Blog/Debugging by stripping down

From ~esantoro

I want to take note of a "debugging" (troubleshooting really) session and about something that I did unconsciously, and that I thought about later, and realized it was a great step (gg me).

(Sorry for the technical rant).

The troubleshooting session

I have been pulled in a debugging session for a problem that has been affecting some of my colleagues for about a week. I had identified the issue was not with infrastructure, so I pulled myself out of the discussion pretty quickly.

One week passed, and I was pulled back into the discussion to root cause the issue.

The troubleshooting call took two full hours and i finally gave up and started swearing and that led to finding the root cause of the issue (yep, swearing strongly correlates to finding root cause of issues -- that's science!).

To give some context, a deployment in Kubernetes was failing, after a software update. Each instance of such deployments spawned three containers, one of which would fail on boot.

Now, I pulled myself out of this issue because the developers had decided to use s6 as a process manager within the container. If you decide to use a process manager within a container within a pod within kubernetes then anything that happens to you after the container starts is none of my problems. You picked that, you troubleshoot that.

The issue is, s6 was complaining about wanting to be pid 1 but somebody else was already pid1.

I replaced the execution of s6 with a dumb sleep 1d and watched the pod come to life: I could debug further.

The thing is, who was holding pid 1? It was a pause process. Now, I've seen that in the past (podman anyone?) so I didn't give it much thought.

Who's launching that process? It wasn't the command parameter for any of the containers. Heck, there was no pause binary any of the container images at all.

At this point I started removing one of the three containers. Down to two, problem still present, one more container to remove, to isolate the issue.

Basically: let's strip this to the minimal state and get this running.

Then maybe we'll re-add the previously removed pieces one by one and see what's preventing this from starting.

Except... There was no other container to remove. Only at this point I realized the deployment only defined two containers. Actually, the container I had already removed from the spec was the "second container". So according to spec, the pods had to have only one container yet there were two.

Only at this point things started to click.

Something else must be adding that container. That quickly made me look for a mutating web-hook and... There actually was a web-hook doing exactly that (injecting additional containers) on pods deployed in namespaces having a certain label.

I removed the label and rollout-restarted that deployment, and voilà, no extra extra container, no pause binary running, s6 could happily live as pid 1.

Now, the pod didn't work anyway as that extra container was doing actual work after all but s6 could start.

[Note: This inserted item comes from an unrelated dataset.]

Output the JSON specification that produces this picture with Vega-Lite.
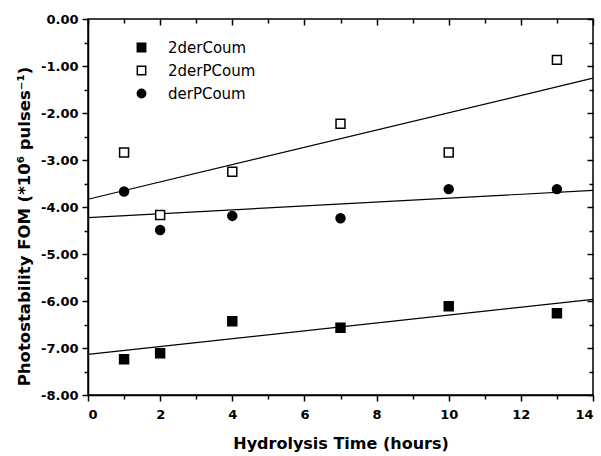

The root cause was found, and the developers now know what's bothering them and can go implement my initial suggestion ("get rid of s6").

I could finally pull myself out of this issue again, this time with a bit of satisfaction (I kinda like troubleshooting stuff).

This piece isn't really about pods

Essentially this boils down to the cause of problems becoming evident (or at least much easier to spot) when you remove noise, when you strip down the situation to the bare minimum, when you iteratively remove more and more until only the thing remaining is what's supposed to be working. At this point the issue is very likely to become self-evident, almost trivial to spot (in hindsight, at least).

I wonder to what else in life I can apply such approach.

I wonder what else should I "strip down" to a minimum.